Readers of The New American are already familiar with the story of Grace Schara, a Wisconsin teen with Down syndrome who lost her life in a Covid hospital in October, 2021. (Those new to the story can read about it here and can also access recordings of our livestream of the proceedings here.)
In short, the plaintiffs alleged that Grace died from intentional overdoses of sedative, benzodiazepine, and opioid medications, while the defense insisted that a SARS-CoV-2 infection ended her life.
Just days after the lawsuit ended, The New American interviewed Scott Schara, Grace’s dad, who said the outcome proves that informed consent, enshrined in the Nuremberg Code of 1947, is finished.
“Just by being in a hospital, you are giving implied consent,” he warned of the precedent this case sets. He said that the defense claimed, and the jury endorsed the idea, that the drugs in question were normal in an ICU, so no informed consent was necessary, nor did providers need bother to inform the family when Grace survived two drug overdoses early during her hospital stay. He also pointed out that the jury upheld defense witnesses who claimed that a “Do Not Intubate” order (DNI) is equivalent to a “Do Not Resuscitate” order (DNR), and that a doctor may unilaterally place either on a patient, also without informed consent.
Prior Complaints
However, before suing, Scott Schara filed a complaint with Wisconsin’s Department of Safety and Professional Services (DSPS), the state agency which oversees licensed professionals. It accused the physician who took care of Grace during the last two days of her life, Dr. Gavin Shokar, of “label[ing] the patient as DNR and overdos[ing] her on morphine.”
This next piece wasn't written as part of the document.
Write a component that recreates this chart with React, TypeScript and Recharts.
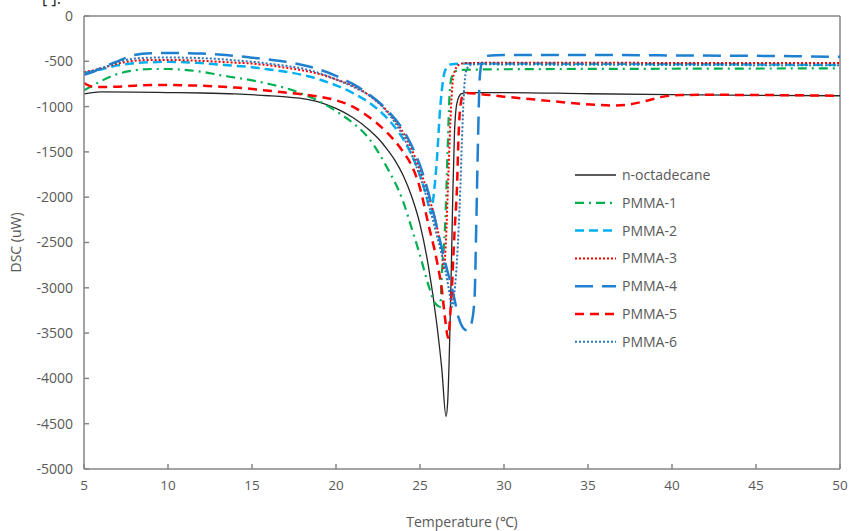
import { LineChart, Line, XAxis, YAxis, ReferenceLine } from "recharts";

// axis ticks
const xTicks = [5, 10, 15, 20, 25, 30, 35, 40, 45, 50];
const yTicks = [0, -500, -1000, -1500, -2000, -2500, -3000, -3500, -4000, -4500, -5000];

// n-octadecane
const octadecaneT = [5, 5.5, 6, 8, 10, 12, 14, 16, 17, 18, 19, 20, 21, 22, 22.5, 23, 23.5, 24, 24.5, 25, 25.5, 26, 26.3, 26.55, 26.65, 26.75, 26.85, 26.95, 27.05, 27.2, 27.45, 27.8, 30, 35, 40, 45, 50];
const octadecaneDSC = [-860, -845, -838, -840, -845, -850, -860, -880, -893, -912, -950, -1020, -1120, -1260, -1350, -1460, -1590, -1760, -1990, -2300, -2760, -3400, -3900, -4420, -4250, -3700, -2900, -2000, -1300, -960, -860, -845, -845, -858, -868, -876, -880];

// PMMA-1
const pmma1T = [5, 5.5, 6, 7, 8, 9, 10, 11, 12, 13, 14, 15, 16, 17, 18, 19, 20, 21, 22, 23, 24, 24.5, 25, 25.5, 25.9, 26.2, 26.3, 26.5, 26.65, 26.75, 26.85, 27.1, 27.5, 30, 40, 50];
const pmma1DSC = [-820, -770, -720, -640, -600, -585, -585, -595, -615, -650, -680, -710, -750, -795, -860, -940, -1050, -1180, -1360, -1660, -2050, -2340, -2640, -2970, -3170, -3210, -2850, -2280, -1450, -900, -700, -610, -595, -588, -582, -578];

// PMMA-2
const pmma2T = [5, 5.5, 6, 7, 8, 9, 10, 11, 12, 13, 14, 15, 16, 17, 18, 19, 20, 21, 22, 23, 24, 24.5, 25, 25.4, 25.65, 25.8, 26, 26.2, 26.5, 26.8, 27.5, 30, 40, 50];
const pmma2DSC = [-630, -610, -590, -545, -520, -510, -505, -510, -520, -535, -550, -565, -590, -615, -650, -700, -765, -850, -960, -1120, -1360, -1530, -1760, -2000, -2180, -2000, -1600, -1020, -600, -535, -525, -525, -530, -540];

// PMMA-3
const pmma3T = [5, 6, 7, 8, 9, 10, 12, 13, 14, 15, 16, 17, 18, 19, 20, 21, 22, 23, 24, 24.5, 25, 25.5, 26, 26.3, 26.42, 26.55, 26.7, 26.85, 27, 27.3, 27.7, 30, 40, 50];
const pmma3DSC = [-620, -580, -525, -495, -485, -485, -495, -505, -515, -525, -545, -570, -600, -640, -700, -770, -880, -1040, -1290, -1470, -1700, -1980, -2320, -2620, -2800, -2450, -1700, -1000, -650, -540, -520, -515, -518, -520];

// PMMA-4
const pmma4T = [5, 5.5, 6, 7, 8, 9, 10, 11, 12, 13, 14, 15, 16, 17, 18, 19, 20, 21, 22, 23, 24, 24.5, 25, 25.5, 26, 26.5, 27, 27.3, 27.6, 27.8, 28.05, 28.25, 28.35, 28.45, 28.55, 28.7, 29, 29.5, 35, 40, 45, 50];
const pmma4DSC = [-650, -620, -575, -500, -430, -410, -408, -410, -415, -425, -440, -460, -480, -505, -540, -590, -660, -750, -870, -1030, -1260, -1430, -1650, -1950, -2330, -2720, -3080, -3330, -3450, -3470, -3400, -3100, -2300, -1400, -700, -500, -440, -432, -430, -435, -440, -450];

// PMMA-5
const pmma5T = [5, 5.5, 6, 7, 8, 9, 10, 11, 12, 13, 14, 15, 16, 17, 18, 19, 20, 21, 22, 23, 24, 24.5, 25, 25.5, 26, 26.3, 26.5, 26.67, 26.8, 26.9, 27.05, 27.2, 27.3, 27.4, 27.55, 27.8, 28.5, 30, 32, 34, 35.5, 36.5, 37.5, 38.5, 39.5, 40.5, 42, 45, 50];
const pmma5DSC = [-740, -780, -785, -780, -770, -762, -762, -765, -770, -778, -790, -805, -825, -845, -865, -890, -930, -1000, -1120, -1280, -1500, -1650, -1900, -2300, -2700, -3020, -3350, -3550, -3300, -3000, -2400, -1900, -1300, -1000, -880, -850, -860, -890, -925, -960, -980, -988, -975, -935, -890, -872, -870, -872, -880];

// PMMA-6
const pmma6T = [5, 6, 7, 8, 9, 10, 12, 13, 14, 15, 16, 17, 18, 19, 20, 21, 22, 23, 24, 24.5, 25, 25.5, 26, 26.5, 26.75, 26.9, 27.05, 27.2, 27.4, 27.5, 27.6, 27.75, 28, 28.5, 30, 40, 50];
const pmma6DSC = [-630, -580, -510, -470, -460, -458, -465, -475, -490, -505, -525, -550, -580, -630, -700, -780, -880, -1050, -1330, -1530, -1770, -2070, -2420, -2800, -3050, -3210, -3050, -2700, -1900, -1350, -900, -600, -540, -532, -535, -540, -545];

const toPoints = (t: number[], dsc: number[]) => t.map((x, i) => ({ t: x, dsc: dsc[i] }));

const series = [
  { name: "n-octadecane", data: toPoints(octadecaneT, octadecaneDSC), color: "#262626", width: 1.3, dash: undefined },
  { name: "PMMA-1", data: toPoints(pmma1T, pmma1DSC), color: "#00B050", width: 2.2, dash: "9 5 2 5" },
  { name: "PMMA-2", data: toPoints(pmma2T, pmma2DSC), color: "#00B0F0", width: 2.5, dash: "9 5" },
  { name: "PMMA-3", data: toPoints(pmma3T, pmma3DSC), color: "#FF0000", width: 2, dash: "2 2" },
  { name: "PMMA-4", data: toPoints(pmma4T, pmma4DSC), color: "#1F80D0", width: 2.5, dash: "18 9" },
  { name: "PMMA-5", data: toPoints(pmma5T, pmma5DSC), color: "#FF0000", width: 2.5, dash: "9 6" },
  { name: "PMMA-6", data: toPoints(pmma6T, pmma6DSC), color: "#2E75B6", width: 2, dash: "2 2" },
];

const textColor = "#595959";
const axisColor = "#868686";
const font = "'Open Sans', sans-serif";

// legend drawn on top of the plot, like the Excel original
function LegendBox() {
  return (
    <svg width={140} height={200} style={{ position: "absolute", left: 570, top: 165 }}>
      {series.map((s, i) => (
        <g key={s.name} transform={`translate(0, ${i * 27.8})`}>
          <line x1={5} x2={46} y1={10} y2={10} stroke={s.color} strokeWidth={s.width} strokeDasharray={s.dash} />
          <text x={52} y={15} fontSize={14} fill={textColor} fontFamily={font}>
            {s.name}
          </text>
        </g>
      ))}
    </svg>
  );
}

export default function App() {
  return (
    <div style={{ position: "absolute", left: 0, top: 0, width: 850, height: 531, background: "#fff", overflow: "hidden", fontFamily: font }}>
      <div style={{ position: "absolute", left: 42, top: -13, fontSize: 16, color: "#222" }}>[ ].</div>
      <LineChart width={850} height={531} margin={{ top: 16, right: 10, bottom: 0, left: 0 }}>
        <XAxis
          dataKey="t"
          type="number"
          domain={[5, 50]}
          ticks={xTicks}
          allowDataOverflow
          height={62}
          stroke={axisColor}
          strokeWidth={1.5}
          tickSize={-5}
          tickMargin={16}
          tick={{ fill: textColor, fontSize: 13.5, fontFamily: font }}
          label={{ value: "Temperature (℃)", position: "insideBottom", offset: 4, fill: textColor, fontSize: 14, fontFamily: font }}
        />
        <YAxis
          type="number"
          domain={[-5000, 0]}
          ticks={yTicks}
          allowDataOverflow
          width={84}
          stroke={axisColor}
          strokeWidth={1.5}
          tickSize={-5}
          tickMargin={16}
          tick={{ fill: textColor, fontSize: 14, fontFamily: font }}
          label={{ value: "DSC (uW)", angle: -90, position: "insideLeft", offset: 16, fill: textColor, fontSize: 14, fontFamily: font, style: { textAnchor: "middle" } }}
        />
        <ReferenceLine y={0} stroke={axisColor} strokeWidth={1.5} />
        <ReferenceLine x={50} stroke={axisColor} strokeWidth={1.5} />
        {series.map((s) => (
          <Line
            key={s.name}
            data={s.data}
            dataKey="dsc"
            name={s.name}
            type="monotone"
            stroke={s.color}
            strokeWidth={s.width}
            strokeDasharray={s.dash}
            dot={false}
            activeDot={false}
            isAnimationActive={false}
          />
        ))}
      </LineChart>
      <LegendBox />
    </div>
  );
}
In order to obtain Shokar’s response to these charges, The New American requested the complete file pertaining to Grace’s DSPS case. We received some documents in late August, with only the patient’s name and certain private contact information redacted. However, the file merely included a reference to Scott’s complaint, a case which the agency closed on January 18, 2022 without investigation. We double-checked with DSPS, but the agency said it had nothing to add. (Interestingly, a second, unrelated complaint, filed in May 2023 against Shokar for “negligence/incompetence” and “unprofessional conduct” is listed among the documents received. DSPS reports the case as still open but offers no further details.)
Instead, the remainder of the 170 pages pertains to a complaint filed in July 2023, by Lorna Speid, Ph.D., a clinical pharmacist and president of the California-based drug development consultant, Speid & Associates.
In her initial letter to DSPS, she said she spent “many hours reviewing the medical notes and consulting with other experts in specialized fields” about Grace’s case.
Based on that collaborative analysis, she charged Shokar with “gross incompetence, gross negligence, medical malpractice, dishonesty and deliberate cause of death.” She called his actions deliberate “because the probability that one physician could make all these mistakes and errors, accidentally, is low. All reasonable physicians would know that the actions Dr. Shokar took would lead to the death of the patient.”
She also noted that “the degree and level of cruelty that Ms. [redacted] was subjected to was extraordinary, and repugnant.” According to Speid, part of that cruel treatment involved “recklessly falsif[ying] the medical records to insert a DO NOT RESCUSITATE [DNR] for a vulnerable patient, without the written and unequivocable consent of her parents/guardians,” and refusing to “administer NARCAN to reverse the Morphine overdose.” (Morphine is an opioid that Shokar ordered for Grace, and NARCAN is a brand name for the generic naloxone, an opioid reversal drug.)
Hollee McInnis was the registered nurse charged with Grace’s care on the last two days of the teen’s life, and about whom Speid filed a separate complaint with DSPS. Her report gives a play-by-play timeline of McInnis increasing a continuous infusion of Precedex (a sedative) throughout Grace’s last day on earth; Grace had survived two overdoses of this drug during the same hospital stay. The incidents are clearly documented in her medical record.
On top of that, McInnis piled three doses of the benzodiazepine lorazepam (two of which were given only three minutes apart), though this med is “contraindicated in patients in respiratory distress” (which McInnis recorded as Grace’s condition at the time). She then added a rapid intravenous (IV) push of morphine, which is also warned against for patients having difficulty breathing.
“There is no other explanation for a nurse with 20 years of experience, administering this cocktail of drugs.” Speid explained that it was instead McInnis’ duty to report Shokar for “inappropriate prescribing” and to “refuse to administer the drugs prescribed.”
Unfortunately, the doctor ordered, and the nurse delivered. Grace died a short time later.